Glove performances supported by test standards & methods
Reusable work gloves | Neutral guidance for buyers and safety programs
Quick takeaways: Use EN/ANSI ratings for comparison, confirm the test method and conditions, and validate with a short field trial.
Standards and test methods help you compare reusable work gloves in a consistent, audit-friendly way. They do not replicate every workplace condition, so the best approach is standards data + task context + a short trial.
Why standards matter
They create repeatable tests, reduce guesswork, and provide documentation for EHS programs. To keep comparisons fair, always check that products were evaluated under the same method and conditions.
Core mechanical protection
Two common frameworks are EN 388 (widely used globally) and ANSI/ISEA 105 (widely used in North America).
EN 388 (Mechanical risks): typically reports abrasion, tear, puncture, and cut performance (may include ISO 13997/TDM for higher-cut materials), plus optional impact marking when tested.
Use ISO 13997/TDM cut results when sharp-edge risk is high; confirm whether ratings apply to the palm, liner, or full glove.

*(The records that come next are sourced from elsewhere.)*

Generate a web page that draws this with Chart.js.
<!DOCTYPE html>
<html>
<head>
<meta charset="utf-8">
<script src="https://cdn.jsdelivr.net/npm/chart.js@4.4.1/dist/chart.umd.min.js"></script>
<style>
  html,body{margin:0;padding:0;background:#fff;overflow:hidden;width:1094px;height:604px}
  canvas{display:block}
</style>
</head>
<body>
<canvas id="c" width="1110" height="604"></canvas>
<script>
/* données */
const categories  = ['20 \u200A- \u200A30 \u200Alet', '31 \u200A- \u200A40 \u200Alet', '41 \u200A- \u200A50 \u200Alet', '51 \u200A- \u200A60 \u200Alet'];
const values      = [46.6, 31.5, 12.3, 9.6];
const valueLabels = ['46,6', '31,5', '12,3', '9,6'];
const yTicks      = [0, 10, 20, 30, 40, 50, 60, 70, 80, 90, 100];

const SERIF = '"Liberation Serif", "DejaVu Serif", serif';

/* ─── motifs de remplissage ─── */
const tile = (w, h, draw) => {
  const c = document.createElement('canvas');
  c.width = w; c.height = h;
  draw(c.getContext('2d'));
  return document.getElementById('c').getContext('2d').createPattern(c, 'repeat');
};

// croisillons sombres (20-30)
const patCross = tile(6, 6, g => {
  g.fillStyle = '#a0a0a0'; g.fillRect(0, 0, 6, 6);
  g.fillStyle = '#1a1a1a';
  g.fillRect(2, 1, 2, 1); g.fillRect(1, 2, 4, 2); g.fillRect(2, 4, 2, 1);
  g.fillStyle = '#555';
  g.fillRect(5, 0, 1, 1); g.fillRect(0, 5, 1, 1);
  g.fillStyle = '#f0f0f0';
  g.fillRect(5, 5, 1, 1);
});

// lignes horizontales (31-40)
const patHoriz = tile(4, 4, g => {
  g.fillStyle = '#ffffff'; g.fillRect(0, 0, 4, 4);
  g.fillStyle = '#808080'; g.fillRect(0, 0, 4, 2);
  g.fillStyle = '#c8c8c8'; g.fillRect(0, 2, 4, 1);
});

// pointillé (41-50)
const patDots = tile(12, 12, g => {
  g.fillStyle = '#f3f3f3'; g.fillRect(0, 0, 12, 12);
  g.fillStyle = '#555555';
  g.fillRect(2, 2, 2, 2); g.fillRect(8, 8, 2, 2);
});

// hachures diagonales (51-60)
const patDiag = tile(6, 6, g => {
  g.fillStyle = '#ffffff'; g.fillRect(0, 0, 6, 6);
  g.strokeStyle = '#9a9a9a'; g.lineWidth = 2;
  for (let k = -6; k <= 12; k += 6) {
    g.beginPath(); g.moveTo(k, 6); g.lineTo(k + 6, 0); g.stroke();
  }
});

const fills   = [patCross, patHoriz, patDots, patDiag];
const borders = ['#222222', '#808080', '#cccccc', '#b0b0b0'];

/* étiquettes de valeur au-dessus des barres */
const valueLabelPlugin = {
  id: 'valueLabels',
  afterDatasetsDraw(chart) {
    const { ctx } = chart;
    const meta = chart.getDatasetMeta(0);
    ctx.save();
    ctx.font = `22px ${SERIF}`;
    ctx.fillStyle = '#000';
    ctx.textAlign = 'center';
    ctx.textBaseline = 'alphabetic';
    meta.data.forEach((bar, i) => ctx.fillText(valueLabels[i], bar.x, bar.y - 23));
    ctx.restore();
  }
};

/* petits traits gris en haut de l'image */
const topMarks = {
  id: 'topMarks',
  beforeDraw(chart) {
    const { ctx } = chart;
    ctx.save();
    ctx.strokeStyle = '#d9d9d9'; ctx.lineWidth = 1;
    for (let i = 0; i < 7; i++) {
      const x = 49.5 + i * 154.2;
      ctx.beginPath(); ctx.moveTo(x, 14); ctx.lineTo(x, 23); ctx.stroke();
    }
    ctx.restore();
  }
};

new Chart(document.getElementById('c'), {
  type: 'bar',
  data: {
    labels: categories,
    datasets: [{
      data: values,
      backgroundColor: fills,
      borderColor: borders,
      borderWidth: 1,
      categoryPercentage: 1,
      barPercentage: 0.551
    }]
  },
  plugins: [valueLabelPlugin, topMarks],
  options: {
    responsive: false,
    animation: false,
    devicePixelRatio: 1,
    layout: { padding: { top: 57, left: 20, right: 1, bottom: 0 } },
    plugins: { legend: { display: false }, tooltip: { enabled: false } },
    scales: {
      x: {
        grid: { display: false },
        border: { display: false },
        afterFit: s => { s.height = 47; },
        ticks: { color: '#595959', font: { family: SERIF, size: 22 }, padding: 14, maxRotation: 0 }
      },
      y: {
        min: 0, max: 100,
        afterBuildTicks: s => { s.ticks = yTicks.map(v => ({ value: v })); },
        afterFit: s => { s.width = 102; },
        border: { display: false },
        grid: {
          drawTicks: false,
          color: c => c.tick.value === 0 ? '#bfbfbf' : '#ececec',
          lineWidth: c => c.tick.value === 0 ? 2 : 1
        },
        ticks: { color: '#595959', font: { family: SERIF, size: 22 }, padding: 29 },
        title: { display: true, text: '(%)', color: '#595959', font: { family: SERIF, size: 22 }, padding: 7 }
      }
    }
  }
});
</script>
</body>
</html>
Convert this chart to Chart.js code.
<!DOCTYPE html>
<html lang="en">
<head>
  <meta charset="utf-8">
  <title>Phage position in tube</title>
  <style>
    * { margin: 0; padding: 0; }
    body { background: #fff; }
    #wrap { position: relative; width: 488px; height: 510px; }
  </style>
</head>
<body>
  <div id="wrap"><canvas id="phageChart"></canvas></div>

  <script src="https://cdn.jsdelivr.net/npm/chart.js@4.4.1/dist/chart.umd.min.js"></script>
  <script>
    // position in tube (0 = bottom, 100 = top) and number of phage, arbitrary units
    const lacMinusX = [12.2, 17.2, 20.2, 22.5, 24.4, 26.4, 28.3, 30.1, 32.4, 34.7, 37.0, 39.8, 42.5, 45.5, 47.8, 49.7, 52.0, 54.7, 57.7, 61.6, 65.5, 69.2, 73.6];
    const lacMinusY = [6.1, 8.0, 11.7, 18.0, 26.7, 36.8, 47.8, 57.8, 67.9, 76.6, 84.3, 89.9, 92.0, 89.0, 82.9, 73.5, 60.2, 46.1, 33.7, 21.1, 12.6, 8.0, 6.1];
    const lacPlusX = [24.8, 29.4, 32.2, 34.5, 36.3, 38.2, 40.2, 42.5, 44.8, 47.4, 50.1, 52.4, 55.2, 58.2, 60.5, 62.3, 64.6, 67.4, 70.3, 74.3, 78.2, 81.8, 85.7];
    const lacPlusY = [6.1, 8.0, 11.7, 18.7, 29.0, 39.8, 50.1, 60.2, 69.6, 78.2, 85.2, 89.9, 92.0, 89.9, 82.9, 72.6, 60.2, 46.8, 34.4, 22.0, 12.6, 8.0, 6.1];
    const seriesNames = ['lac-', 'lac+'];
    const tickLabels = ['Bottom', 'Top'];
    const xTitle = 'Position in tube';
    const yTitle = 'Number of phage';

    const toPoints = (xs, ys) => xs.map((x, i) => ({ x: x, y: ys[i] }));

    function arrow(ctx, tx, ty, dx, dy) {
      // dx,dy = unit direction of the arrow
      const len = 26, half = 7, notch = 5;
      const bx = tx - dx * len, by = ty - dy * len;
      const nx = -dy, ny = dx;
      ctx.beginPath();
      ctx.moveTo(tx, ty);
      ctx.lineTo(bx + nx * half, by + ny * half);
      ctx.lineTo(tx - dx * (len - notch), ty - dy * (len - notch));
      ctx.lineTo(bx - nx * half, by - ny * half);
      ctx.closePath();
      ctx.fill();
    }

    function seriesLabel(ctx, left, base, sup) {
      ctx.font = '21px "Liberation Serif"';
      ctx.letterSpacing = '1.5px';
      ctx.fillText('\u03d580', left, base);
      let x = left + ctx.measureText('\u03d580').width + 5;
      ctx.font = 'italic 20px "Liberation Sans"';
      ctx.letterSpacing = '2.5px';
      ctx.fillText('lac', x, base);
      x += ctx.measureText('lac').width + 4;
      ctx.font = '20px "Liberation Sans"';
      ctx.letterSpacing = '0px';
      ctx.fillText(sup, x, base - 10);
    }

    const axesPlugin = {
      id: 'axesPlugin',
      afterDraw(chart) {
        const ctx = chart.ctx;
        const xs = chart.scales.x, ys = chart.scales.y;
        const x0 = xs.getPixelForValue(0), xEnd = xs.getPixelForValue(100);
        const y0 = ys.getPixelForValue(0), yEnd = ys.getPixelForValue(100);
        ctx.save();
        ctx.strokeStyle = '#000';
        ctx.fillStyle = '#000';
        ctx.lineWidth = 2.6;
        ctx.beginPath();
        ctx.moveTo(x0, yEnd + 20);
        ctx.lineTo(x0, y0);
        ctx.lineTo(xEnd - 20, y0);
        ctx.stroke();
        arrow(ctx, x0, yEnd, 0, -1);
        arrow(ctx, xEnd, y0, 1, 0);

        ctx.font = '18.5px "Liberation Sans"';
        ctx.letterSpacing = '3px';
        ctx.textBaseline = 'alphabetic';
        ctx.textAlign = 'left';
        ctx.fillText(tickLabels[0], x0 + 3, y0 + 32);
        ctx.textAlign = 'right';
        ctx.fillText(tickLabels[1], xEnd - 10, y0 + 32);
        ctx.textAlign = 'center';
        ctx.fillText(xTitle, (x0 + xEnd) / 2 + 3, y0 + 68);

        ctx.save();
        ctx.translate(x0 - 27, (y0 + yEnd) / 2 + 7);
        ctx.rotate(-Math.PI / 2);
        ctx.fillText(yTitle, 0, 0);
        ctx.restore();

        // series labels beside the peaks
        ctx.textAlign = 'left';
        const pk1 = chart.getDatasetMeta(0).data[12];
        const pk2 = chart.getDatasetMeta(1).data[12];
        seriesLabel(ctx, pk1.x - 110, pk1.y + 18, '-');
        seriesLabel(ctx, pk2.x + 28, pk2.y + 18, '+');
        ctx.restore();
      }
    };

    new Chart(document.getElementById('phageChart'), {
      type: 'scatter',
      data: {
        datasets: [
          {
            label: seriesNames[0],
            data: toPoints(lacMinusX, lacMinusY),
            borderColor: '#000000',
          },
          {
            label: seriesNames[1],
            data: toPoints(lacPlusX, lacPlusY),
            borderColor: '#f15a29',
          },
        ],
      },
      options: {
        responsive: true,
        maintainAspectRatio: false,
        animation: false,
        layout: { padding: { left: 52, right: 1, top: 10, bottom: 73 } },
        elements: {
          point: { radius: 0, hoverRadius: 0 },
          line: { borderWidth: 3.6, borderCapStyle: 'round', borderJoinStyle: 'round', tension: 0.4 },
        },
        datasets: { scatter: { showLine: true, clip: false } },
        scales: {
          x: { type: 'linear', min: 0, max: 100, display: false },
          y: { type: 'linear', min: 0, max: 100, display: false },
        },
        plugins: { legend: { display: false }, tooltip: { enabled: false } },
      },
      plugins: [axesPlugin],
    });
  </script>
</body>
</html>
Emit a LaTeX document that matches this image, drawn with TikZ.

For high-abrasion work, abrasion resistance and coating durability usually drive service life.
ANSI/ISEA 105: commonly reports cut levels (A1-A9), abrasion, puncture, and (when applicable) impact classifications.
Confirm the cut test method used and whether results represent the coated palm, the liner, or both.
Ergonomics and user information
EN ISO 21420 supports consistent marking, sizing guidance, and user information. For dexterity-critical tasks, pair standards data with a simple handling trial (small parts, tool use, fatigue feedback).
Task-specific standards (when relevant)
Heat and flame (EN 407): Match the rating type to the hazard (contact vs radiant vs molten splash).
Cold environments (EN 511): Cold affects dexterity and safety, not just comfort.
Electrostatic properties (EN 16350): Ask for the referenced standard and stated test conditions.
Chemical splash/handling (task-dependent): Use chemical list, concentration, temperature, and time tested; request method transparency.
Grip and durability: ask for method transparency
Grip is a major real-world driver of safety and productivity, but it is not always expressed as a universal rating. For grip claims, ask what surface was used, what contaminant was present (water/oil), how slip was measured, and whether testing included conditioning (wear/cleaning). For reusable gloves, durability is best discussed as performance retention over time, not just the initial rating.
Common pitfalls to avoid
Comparing ratings that were produced using different test methods or conditions.
Assuming a palm rating applies to the entire glove (or ignoring back-of-hand exposure).
Ignoring conditioning effects (washing, aging, wear) when selecting reusable gloves.
Buyer checklist
Before approving a glove for a program, confirm the points below:
Which standard(s) were used (EN 388, ANSI/ISEA 105, EN 407, EN 511, EN 16350, etc.)? | What is the full marking code and what does each value represent? |
What cut method was used (e.g., ISO 13997/TDM or the method required by your program)? | Do results apply to the coated palm only or the full glove? |
Were gloves conditioned (after aging, after washing, after pre-wear) before testing? | For grip claims: what were the exact test conditions and surfaces? |
Bottom line: standards-backed data helps you compare gloves confidently, but the most defensible decisions pair those results with the real task context and a short, controlled trial.